Several pressures are likely to intensify:
- Procurement friction and total cost of ownership (TCO): Municipal buyers may reassess whether fixed ALPR networks justify not only upfront costs, but also vandalism risk, repairs, and administrative overhead for compliance and public records requests.
- Insurance and indemnification dynamics: As vandalism and civil-rights litigation risks rise, insurers may reprice coverage. Vendors could face demands for broader indemnification or bundled insurance partnerships to keep contracts viable.
- Investor scrutiny and ESG ratings: Surveillance technology companies increasingly face reputational risk that can translate into capital-market consequences. Absent credible privacy safeguards, firms may see negative ESG assessments, activist shareholder pressure, or customer churn in privacy-sensitive jurisdictions.
- Shifts to lower-profile alternatives: Some agencies may pivot toward mobile ALPR (mounted on patrol vehicles) or narrower deployments that are less visible and less politically combustible, even if they are operationally less comprehensive.
For vendors like Flock AI and its peers, the strategic challenge is not simply to defend the product category, but to demonstrate that privacy protections are structural, not merely policy statements.
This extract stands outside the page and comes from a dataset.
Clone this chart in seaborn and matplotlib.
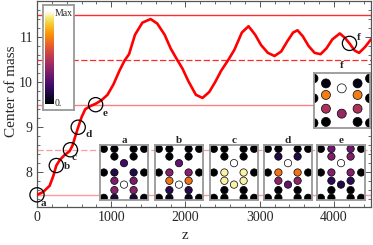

In a market where trust is becoming a differentiator, “privacy-by-design” is moving from a compliance checkbox to a competitive moat.
Regulation and strategy: the next phase of ALPR deployment will be negotiated, not assumed
Sovern’s case arrives as states and municipalities consider moratoria, licensing regimes, and stricter procurement rules for ALPRs and adjacent AI surveillance tools. The likely near-term outcome is not a single national standard, but a patchwork: different retention limits, access controls, audit requirements, and transparency obligations depending on jurisdiction.
For technology leaders and public-sector adopters, several strategic imperatives stand out:
- Embed privacy-first architectures early: Data minimization, on-device processing where feasible, strong encryption, and tamper-evident audit trails can reduce both risk and controversy.
- Prove performance and fairness with independent audits: Public trust hinges on credible third-party validation of accuracy, error rates, and operational safeguards—not marketing claims.
- Treat community consent as an operational dependency: Citizen advisory boards, clear signage and disclosure, narrowly scoped pilots, and meaningful opt-out/appeal mechanisms can reduce backlash and improve legitimacy.
- Model direct-action risk alongside cyber risk: Physical security, rapid repair logistics, and continuity planning now belong in the same risk register as hacking and data breaches.
The Sovern episode underscores a reality that procurement spreadsheets often miss: surveillance systems operate on a social license. When that license erodes, the response is not only courtroom litigation or legislative restriction—it can become physical, immediate, and costly. The next chapter for AI-powered ALPRs will be written as much in public meetings and policy hearings as in product roadmaps, with legitimacy—not capability—emerging as the decisive battleground.